Research, relationships, or both?

Psychology and youth development research consistently affirms the power of connection.

Adolescents with strong social capital (trusting relationships, community ties, and a sense of belonging) report better health and mental health, and more positive identity formation. Even brief but meaningful intergroup contact can significantly reduce prejudice and increase empathy across lines of difference, a critical insight for cities navigating diverse populations and polarisation of views from different groups.

Adolescence and young adulthood are pivotal developmental windows. It’s a time when young people are looking for purpose and when identity, agency, and belonging are being formed. Research suggests that experiences during this period significantly influence one’s long-term civic trajectory, including attitudes toward difference, participation in democracy, and engagement in public life. But many young people today, especially migrants and refugees, are navigating this transition in isolation or have never been given a chance to imagine how their life and experience could contribute to their local community.

Young people who take part in participatory research gain confidence, feel more motivated to make a difference, and get more involved in their schools and communities.

The benefits of the participatory approach are not only for youth.

For researchers and institutions, programmes like U-Lead offer a deeper, more grounded way of producing knowledge. They challenge adult researchers to move beyond extractive models of “studying” lived experience, and instead treat lived experience as a form of expertise in its own right. Participatory approaches widen the lens of what counts as evidence, and often surface insights that would be impossible to reach through traditional methods alone. In doing so, they strengthen the relevance, impact, and ethical foundations of research itself.

U-Lead creates a place to be curious, to be heard, and to contribute. A place where young people can lead. Where young people can help define what belonging means within their communities. And perhaps most importantly, it’s a place where youth get to see how their own stories matter.

As one participant from the autumn programme shared: “The most difficult part was during the first days, leaving my zone of comfort, meeting people who have experienced difficulty (...) Thanks to U-Lead I have the desire to wake up early because I felt heard and supported by the coaches, we all felt at the same level."

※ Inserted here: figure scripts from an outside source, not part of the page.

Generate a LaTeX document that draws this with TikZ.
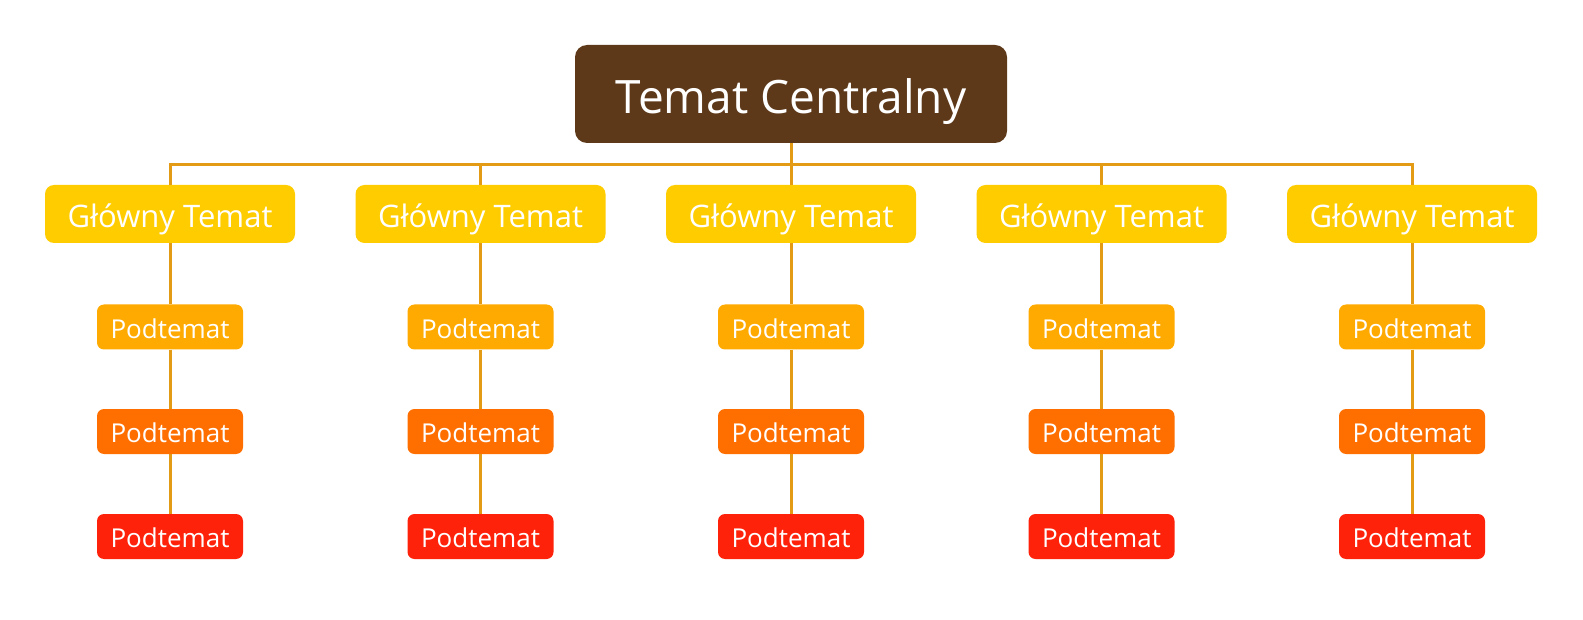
\documentclass[tikz,border=0pt]{standalone}
\usepackage{fontspec}
\setmainfont{Open Sans}
\usepackage{tikz}
\usetikzlibrary{positioning}

\definecolor{centralbrown}{HTML}{5D3819}
\definecolor{mainyellow}{HTML}{FFCC00}
\definecolor{subamber}{HTML}{FFAA00}
\definecolor{suborange}{HTML}{FF6F00}
\definecolor{subred}{HTML}{FF220B}
\definecolor{linkgold}{HTML}{E39A14}

\begin{document}
\begin{tikzpicture}[
  x=1pt, y=1pt,
  box/.style={rounded corners=9pt, inner sep=0pt, text=white, align=center, text depth=0pt},
  central/.style={box, fill=centralbrown, rounded corners=12pt, minimum width=432pt, minimum height=98pt, text height=39pt, font=\fontsize{46}{55}\selectfont},
  maintopic/.style={box, fill=mainyellow, minimum width=250pt, minimum height=58pt, text height=27pt, font=\fontsize{31}{37}\selectfont},
  subtopic/.style={box, rounded corners=7pt, minimum width=146pt, minimum height=45pt, text height=22.5pt, font=\fontsize{26}{31}\selectfont},
  suba/.style={subtopic, fill=subamber},
  subb/.style={subtopic, fill=suborange},
  subc/.style={subtopic, fill=subred},
  link/.style={draw=linkgold, line width=3pt}
]
\useasboundingbox (0,0) rectangle (1583,-620);

\node[central] (c) at (791,-94) {Temat Centralny};

\foreach \i in {0,...,4} {
  \pgfmathsetmacro\colx{170+310.5*\i}
  \node[maintopic] (m\i) at (\colx,-214) {Główny Temat};
  \node[suba] (s\i a) at (\colx,-327) {Podtemat};
  \node[subb] (s\i b) at (\colx,-431.5) {Podtemat};
  \node[subc] (s\i c) at (\colx,-536.5) {Podtemat};

  \draw[link] (c.south) -- ++(0,-21) -| (m\i.north);
  \draw[link] (m\i) -- (s\i a) -- (s\i b) -- (s\i c);
}
\end{tikzpicture}
\end{document}
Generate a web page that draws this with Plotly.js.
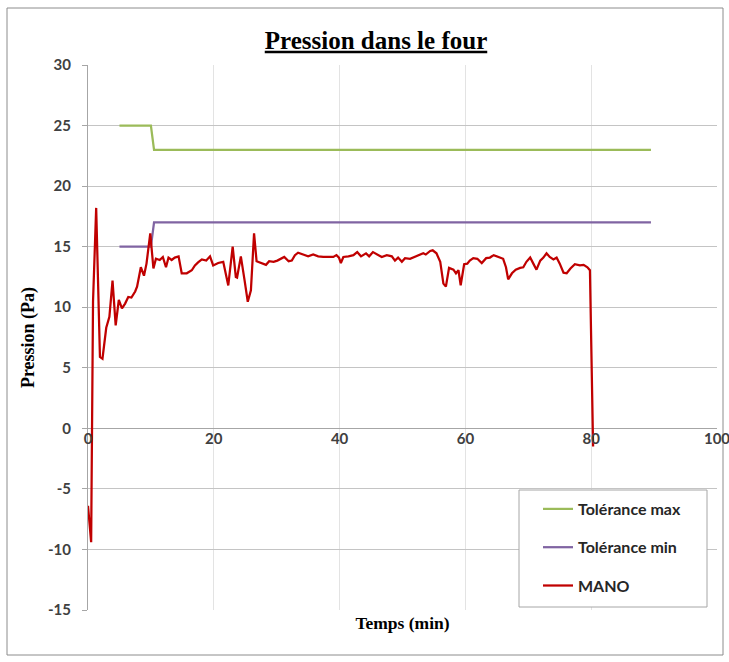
<!DOCTYPE html>
<html>
<head>
<meta charset="utf-8">
<script src="https://cdn.plot.ly/plotly-3.0.1.min.js"></script>
<style>html,body{margin:0;padding:0;background:#fff;}#chart{width:729px;height:662px;}</style>
</head>
<body>
<div id="chart"></div>
<script>
// Tolérance max
const tolMaxX = [5, 10, 10.5, 89.5];
const tolMaxY = [25, 25, 23, 23];
// Tolérance min
const tolMinX = [5, 10, 10.5, 89.5];
const tolMinY = [15, 15, 17, 17];
// MANO
const manoX = [
  0, 0.5, 0.8, 1.3, 1.9, 2.3, 2.9, 3.4, 3.9, 4.4,
  4.9, 5.4, 5.9, 6.4, 6.9, 7.5, 7.8, 8.4, 8.9, 9.3,
  9.9, 10.4, 10.8, 11.4, 11.9, 12.4, 12.8, 13.3, 13.8, 14.4,
  14.9, 15.7, 16.5, 17.0, 17.5, 18.1, 18.8, 19.4, 19.9, 20.7,
  21.5, 22.3, 23.0, 23.5, 23.7, 24.3, 24.9, 25.4, 25.9, 26.4,
  26.8, 27.6, 28.3, 28.8, 29.5, 30.1, 30.8, 31.2, 31.9, 32.4,
  32.9, 33.4, 34.2, 35.0, 35.8, 36.6, 37.4, 38.2, 39.0, 39.5,
  39.9, 40.2, 40.6, 41.4, 42.2, 42.8, 43.4, 44.2, 44.7, 45.3,
  45.9, 46.7, 47.5, 48.3, 48.8, 49.3, 49.9, 50.4, 51.2, 52.0,
  52.7, 53.3, 53.7, 54.4, 54.8, 55.4, 56.0, 56.5, 56.9, 57.4,
  58.1, 58.5, 58.9, 59.25, 59.8, 60.3, 60.7, 61.25, 61.9, 62.6,
  63.3, 63.9, 64.5, 65.2, 66.0, 66.45, 66.8, 67.4, 68.0, 68.7,
  69.2, 69.7, 70.3, 70.8, 71.3, 71.9, 72.4, 72.9, 73.4, 74.0,
  74.5, 75.0, 75.6, 76.1, 76.7, 77.4, 78.2, 78.8, 79.4, 79.8,
  80.3
];
const manoY = [
  -6.4, -9.4, 10.5, 18.2, 5.9, 5.75, 8.3, 9.2, 12.2, 8.5,
  10.6, 9.9, 10.3, 10.85, 10.8, 11.3, 11.7, 13.3, 12.6, 13.6,
  16.1, 13.2, 14.0, 13.9, 14.15, 13.3, 14.1, 13.9, 14.1, 14.2,
  12.8, 12.8, 13.05, 13.45, 13.7, 13.95, 13.85, 14.2, 13.45, 13.65,
  13.75, 11.8, 15.0, 12.5, 12.45, 14.2, 12.2, 10.45, 11.4, 16.1,
  13.8, 13.65, 13.5, 13.8, 13.75, 13.85, 14.05, 14.15, 13.8, 13.85,
  14.3, 14.5, 14.35, 14.2, 14.35, 14.2, 14.15, 14.15, 14.15, 14.3,
  14.1, 13.65, 14.15, 14.2, 14.3, 14.55, 14.2, 14.45, 14.2, 14.55,
  14.35, 14.15, 14.3, 14.2, 13.85, 14.1, 13.75, 14.05, 14.0, 14.15,
  14.3, 14.45, 14.35, 14.65, 14.7, 14.45, 13.75, 11.95, 11.7, 13.25,
  13.1, 12.8, 13.05, 11.8, 13.55, 13.6, 13.85, 14.05, 14.0, 13.65,
  14.05, 14.1, 14.3, 14.15, 14.0, 13.3, 12.3, 12.8, 13.1, 13.25,
  13.3, 13.75, 14.1, 13.6, 13.1, 13.85, 14.1, 14.45, 14.15, 13.95,
  14.1, 13.6, 12.85, 12.8, 13.2, 13.55, 13.45, 13.5, 13.3, 13.05,
  -1.5
];
const seriesNames = ['Tolérance max', 'Tolérance min', 'MANO'];
const xTickVals = [0, 20, 40, 60, 80, 100];
const xTickText = ['0', '20', '40', '60', '80', '100'];
const yTickVals = [-15, -10, -5, 0, 5, 10, 15, 20, 25, 30];
const yTickText = ['-15', '-10', '-5', '0', '5', '10', '15', '20', '25', '30'];

const tickFont = {family: 'Lato', size: 15, color: '#404040', weight: 'bold'};

const traces = [
  {x: tolMaxX, y: tolMaxY, name: seriesNames[0], legendgroup: 'a', mode: 'lines',
   line: {color: '#9bbb59', width: 2.25}, hoverinfo: 'skip'},
  {x: tolMinX, y: tolMinY, name: seriesNames[1], legendgroup: 'b', mode: 'lines',
   line: {color: '#8064a2', width: 2.25}, hoverinfo: 'skip'},
  {x: manoX, y: manoY, name: seriesNames[2], legendgroup: 'c', mode: 'lines',
   line: {color: '#c00000', width: 2.25}, hoverinfo: 'skip'},
  {x: [null], y: [null], xaxis: 'x2', showlegend: false, hoverinfo: 'skip', mode: 'lines'}
];

const layout = {
  width: 729, height: 662,
  margin: {l: 88, r: 12, t: 65, b: 52},
  paper_bgcolor: '#ffffff', plot_bgcolor: '#ffffff',
  showlegend: true,
  title: {
    text: '<b><u>Pression dans le four</u></b>',
    font: {family: 'Liberation Serif', size: 25, color: '#000000'},
    x: 376 / 729, xref: 'container', xanchor: 'center',
    y: 1 - 40 / 662, yref: 'container', yanchor: 'middle'
  },
  xaxis: {
    range: [0, 100], tickvals: xTickVals, showticklabels: false,
    showgrid: true, gridcolor: '#e3e3e3', gridwidth: 1,
    zeroline: false, showline: false, ticks: '',
    title: {text: '<b>Temps (min)</b>', font: {family: 'Liberation Serif', size: 17.5, color: '#000'}, standoff: 6}
  },
  xaxis2: {
    overlaying: 'x', anchor: 'free', position: 15 / 45, side: 'bottom',
    range: [0, 100], tickvals: xTickVals, ticktext: xTickText,
    showgrid: false, zeroline: false, showline: false,
    ticks: '', tickfont: tickFont, ticklabeloverflow: 'allow'
  },
  yaxis: {
    range: [-15, 30], tickvals: yTickVals, ticktext: yTickText,
    showgrid: true, gridcolor: '#c4c4c4', gridwidth: 1,
    zeroline: true, zerolinecolor: '#a6a6a6', zerolinewidth: 1,
    showline: true, linecolor: '#a6a6a6', linewidth: 1,
    ticks: 'outside', ticklen: 5, tickcolor: '#a6a6a6',
    tickfont: tickFont, ticklabelstandoff: 8, ticklabeloverflow: 'allow',
    title: {text: '<b>Pression (Pa)</b>', font: {family: 'Liberation Serif', size: 18, color: '#000'}, standoff: 8}
  },
  legend: {
    x: (538 - 88) / 629, xanchor: 'left',
    y: (610 - 492) / 545, yanchor: 'top',
    bgcolor: 'rgba(0,0,0,0)', borderwidth: 0,
    traceorder: 'grouped', tracegroupgap: 14.5,
    font: {family: 'Lato', size: 16, color: '#262626', weight: 'bold'}
  },
  shapes: [
    {type: 'rect', xref: 'paper', yref: 'paper',
     x0: (7 - 88) / 629, x1: (723 - 88) / 629, y0: (610 - 655) / 545, y1: (610 - 8) / 545,
     line: {color: '#8c8c8c', width: 1}, fillcolor: 'rgba(0,0,0,0)', layer: 'below'},
    {type: 'rect', xref: 'paper', yref: 'paper',
     x0: (519 - 88) / 629, x1: (707 - 88) / 629, y0: (610 - 607) / 545, y1: (610 - 490) / 545,
     line: {color: '#a6a6a6', width: 1}, fillcolor: '#ffffff', layer: 'above'}
  ]
};

Plotly.newPlot('chart', traces, layout, {displayModeBar: false, staticPlot: true});
</script>
</body>
</html>
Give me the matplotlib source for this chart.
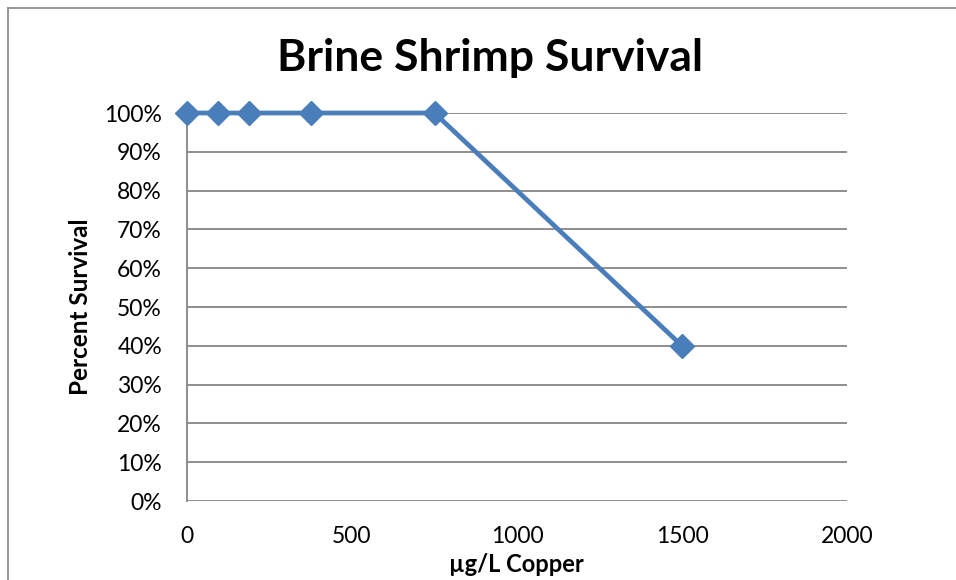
import matplotlib
matplotlib.use("Agg")
import matplotlib.pyplot as plt
from matplotlib.lines import Line2D
from matplotlib.ticker import PercentFormatter

plt.rcParams['font.family'] = ['Lato', 'DejaVu Sans']

# copper concentration (ug/L) and survival fraction
copper = [0, 93.75, 187.5, 375, 750, 1500]
survival = [1.0, 1.0, 1.0, 1.0, 1.0, 0.40]

xticks = [0, 500, 1000, 1500, 2000]
yticks = [0, 0.1, 0.2, 0.3, 0.4, 0.5, 0.6, 0.7, 0.8, 0.9, 1.0]

line_col = '#4a7ebb'
grid_col = '#868686'

fig = plt.figure(figsize=(9.56, 5.8), dpi=100)
ax = fig.add_axes([187/956, 79/580, 660/956, 388/580])

ax.plot(copper, survival, color=line_col, lw=3.4, marker='D', ms=12,
        mec=line_col, mfc=line_col, clip_on=False, zorder=5)

ax.set_xlim(0, 2000)
ax.set_ylim(0, 1.0)
ax.set_xticks(xticks)
ax.set_yticks(yticks)
ax.yaxis.set_major_formatter(PercentFormatter(1.0, decimals=0))
ax.tick_params(axis='both', length=0, labelsize=16.5, colors='black')
ax.tick_params(axis='x', pad=18)
ax.tick_params(axis='y', pad=18)
ax.grid(axis='y', color=grid_col, lw=1.3)
ax.set_axisbelow(True)
for side in ['top', 'right', 'bottom']:
    ax.spines[side].set_visible(False)
ax.spines['left'].set_color(grid_col)
ax.spines['left'].set_linewidth(1.3)

fig.text(490/956, 1 - 58/580, 'Brine Shrimp Survival', ha='center', va='center',
         fontsize=32, fontweight='bold')
fig.text(516/956, 1 - 564/580, 'µg/L Copper', ha='center', va='center',
         fontsize=17, fontweight='bold')
fig.text(80/956, 1 - 307/580, 'Percent Survival', ha='center', va='center',
         fontsize=17.5, fontweight='bold', rotation=90)

# chart frame (only top and left edges show)
fig.add_artist(Line2D([8/956, 1], [1 - 8/580, 1 - 8/580], color='#868686', lw=1.2))
fig.add_artist(Line2D([8/956, 8/956], [0, 1 - 8/580], color='#868686', lw=1.2))

fig.savefig('out.png', dpi=100)
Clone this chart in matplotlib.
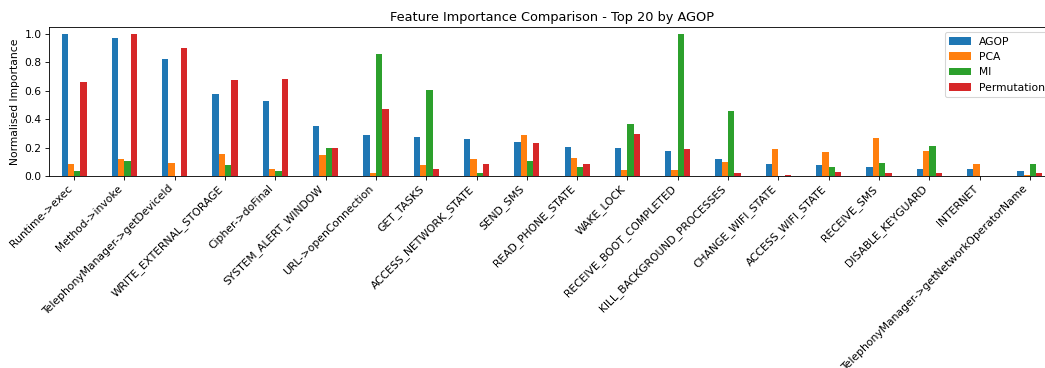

Expanding the circle of friends

If the longest-running study on human happiness teaches us that relationships matter most, then participatory action research offers a promising way to foster relationships and complement the staples of research —robust research design and peer-reviewed publications—that we already have. But starting with a conversation, a neighbourhood walk, or a circle of young people sharing stories can add something valuable: connection. And that connection can deepen not just our understanding of the data, but our understanding of each other.